The club is made up of ANU students who happily embrace cross-dressing, funny surtitles, songs and references to popular culture.
In a fast-moving series of scenes, the evil would be usurper Kiyohara Takahira and his henchmen are confronted a Batman-Superman figure, Kamakura Gongoro, who appears out of nowhere, shouting “Wait a Moment”.
It’s listed by the Ichikawa Danjūrō line of actors as one of the Eighteen Best Kabuki Plays ever and when I pop into Canberra Rep Theatre to watch the actors putting on their make-up, I find that Lewis Tremayne, who plays Gongoro, is copying his elaborate face make-up from an iPad picture of a modern Danjūrō actor in full make-up and costume.
Tremayne, in the final year of his masters in Japanese at the ANU, has the lion’s share of the fun, even getting to behead the baddies, a trick he tells me, involving red streamers hidden in the wigs of the actors, to be pulled out at the bloodiest moment.

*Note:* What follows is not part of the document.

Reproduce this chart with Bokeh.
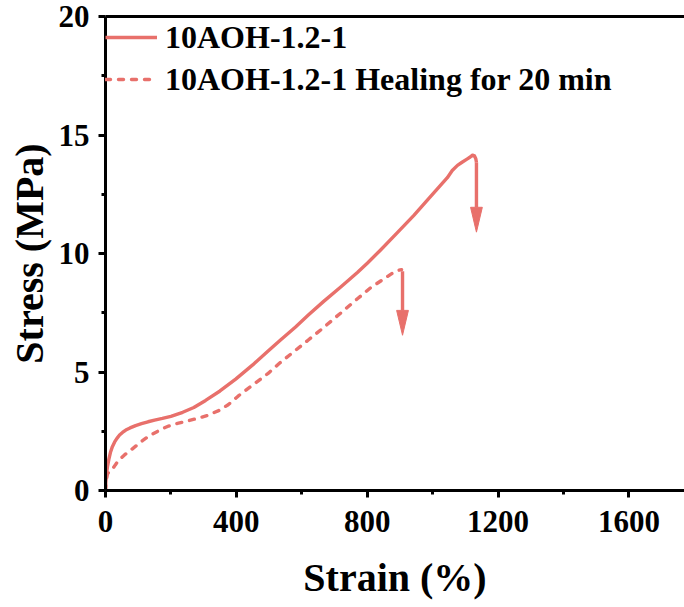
from bokeh.plotting import figure
from bokeh.models import Range1d, FixedTicker, LinearAxis, Legend, LegendItem
from bokeh.embed import file_html
from bokeh.resources import INLINE

# ---------------- data ----------------
strain_orig = [0, 1, 3, 6, 10, 15, 21, 28, 35, 43, 52, 62, 75, 92, 110, 130, 150,
               174, 200, 236, 270, 306, 350, 398, 450, 498, 535, 581, 620, 667,
               720, 770, 801, 841, 890, 942, 990, 1045, 1060, 1076, 1090, 1105,
               1115, 1122, 1128, 1132, 1134]
stress_orig = [0, 0.35, 0.7, 1.0, 1.3, 1.6, 1.85, 2.05, 2.2, 2.34, 2.45, 2.55,
               2.64, 2.74, 2.82, 2.9, 2.97, 3.04, 3.13, 3.3, 3.5, 3.8, 4.2, 4.7,
               5.3, 5.9, 6.35, 6.9, 7.4, 7.98, 8.6, 9.2, 9.6, 10.15, 10.85, 11.6,
               12.35, 13.2, 13.5, 13.72, 13.85, 13.98, 14.07, 14.15, 14.12, 14.0,
               13.85]

strain_heal = [0, 2, 6, 12, 21, 30, 40, 58, 76, 95, 113, 133, 153, 173, 193, 220,
               250, 275, 310, 346, 375, 407, 450, 498, 530, 566, 620, 667, 720,
               771, 810, 850, 875, 893, 905]
stress_heal = [0, 0.4, 0.7, 0.8, 0.9, 1.08, 1.27, 1.5, 1.69, 1.9, 2.1, 2.3, 2.45,
               2.6, 2.72, 2.83, 2.93, 3.02, 3.16, 3.37, 3.62, 4.0, 4.45, 4.95,
               5.35, 5.75, 6.35, 6.88, 7.5, 8.1, 8.55, 8.92, 9.15, 9.28, 9.32]

labels = ["10AOH-1.2-1", "10AOH-1.2-1 Healing for 20 min"]

# fracture arrows: x position, start stress, tip stress
arrow_x = [1134, 908]
arrow_y0 = [13.85, 9.25]
arrow_y1 = [10.9, 6.55]

x_ticks = [0, 400, 800, 1200, 1600]
x_minor = [200, 600, 1000, 1400]
y_ticks = [0, 5, 10, 15, 20]
y_minor = [2.5, 7.5, 12.5, 17.5]

COLOR = "#E8706B"
FONT = "'Liberation Serif', 'Times New Roman', serif"

p = figure(width=684, height=607, x_range=Range1d(0, 1770), y_range=Range1d(0, 20),
           output_backend="svg", toolbar_location=None,
           min_border_left=105, min_border_right=0, min_border_top=16,
           min_border_bottom=117)
p.outline_line_color = None
p.xgrid.visible = False
p.ygrid.visible = False
p.background_fill_color = "white"
p.border_fill_color = "white"

for ax in (p.xaxis[0], p.yaxis[0]):
    ax.axis_line_width = 3
    ax.axis_line_color = "black"
    ax.major_tick_line_width = 3
    ax.minor_tick_line_width = 3
    ax.major_tick_in = 0
    ax.major_tick_out = 7
    ax.minor_tick_in = 0
    ax.minor_tick_out = 4
    ax.major_label_text_font = FONT
    ax.major_label_text_font_style = "bold"
    ax.major_label_text_font_size = "31px"
    ax.major_label_text_color = "black"
    ax.axis_label_text_font = FONT
    ax.axis_label_text_font_style = "bold"
    ax.axis_label_text_font_size = "40px"
    ax.axis_label_text_color = "black"

p.xaxis.ticker = FixedTicker(ticks=x_ticks, minor_ticks=x_minor)
p.yaxis.ticker = FixedTicker(ticks=y_ticks, minor_ticks=y_minor)
p.xaxis.axis_label = "Strain (%)"
p.yaxis.axis_label = "Stress (MPa)"
p.xaxis.major_label_standoff = 13
p.yaxis.major_label_standoff = 9
p.xaxis.axis_label_standoff = 20
p.yaxis.axis_label_standoff = 4

top = LinearAxis(ticker=FixedTicker(ticks=[]), axis_line_width=3,
                 major_tick_out=0, major_tick_in=0, minor_tick_out=0,
                 major_label_text_font_size="0px", major_label_standoff=0)
p.add_layout(top, "above")

r1 = p.line(strain_orig, stress_orig, line_color=COLOR, line_width=3.4,
            line_join="round")
r2 = p.line(strain_heal, stress_heal, line_color=COLOR, line_width=3.4,
            line_dash="5 8", line_cap="round", line_join="round")

# arrows (shaft + filled head), head size in data units
head_half_w = 18
head_len = 1.05
for xa, ya0, ya1 in zip(arrow_x, arrow_y0, arrow_y1):
    p.line([xa, xa], [ya0, ya1 + head_len], line_color=COLOR, line_width=3.4)
    p.patch([xa - head_half_w, xa + head_half_w, xa],
            [ya1 + head_len, ya1 + head_len, ya1],
            fill_color=COLOR, line_color=COLOR, line_width=1)

legend = Legend(items=[LegendItem(label=labels[0], renderers=[r1]),
                       LegendItem(label=labels[1], renderers=[r2])],
                location="top_left", margin=0, padding=10, spacing=0,
                glyph_width=52, glyph_height=42, label_height=42,
                label_standoff=8, border_line_color=None,
                background_fill_alpha=0,
                label_text_font=FONT, label_text_font_style="bold",
                label_text_font_size="32px", label_text_color="black")
p.add_layout(legend)

open("out.html", "w").write(file_html(p, INLINE))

Three times in the play, Gongoro gets to “freeze” in the famous Mie poses of the Kabuki where the character shows just who he is.
The play, the cast members say, is not a straight play but something more like a movie trailer which shows highlights of the show to come – a kind of a promotional piece. It features many different characters and the story is quite simple.
Celyn Reed, a masters student studying medieval European obstetrics, gets to play an imperial princess.
She reports that more than half the cast and crew are newbies, a sure sign that Za Kabuki, the longest-running Kabuki group in the southern hemisphere, founded by their director Shun Ikeda in 1976, is still going strong.
On hand is Marion Halas, who studies for a B.Phil. in neuroscience. She also studies Japanese “because I like it”. Now, armed with a box of face paints she’s borrowed from an astrophysics student friend, is doing the elaborate make-up by trial and error.
Tremayne and Reed say they believe that performing Kabuki does help them with language, especially in matters of pronunciation and timing, made easier because the intense stories are told in highly dramatic language.
Of course, some grammatical constructions are different in the antiquated 17th century and 18th century language. “It’s just like when we study Shakespeare here,” Reed says.
ANU Za Kabuki Club’s Shibaraku: Wait a Moment!, Canberra Rep Theatre, October 11-13. Opening night features a photo booth for audience members, run by the Japanese embassy.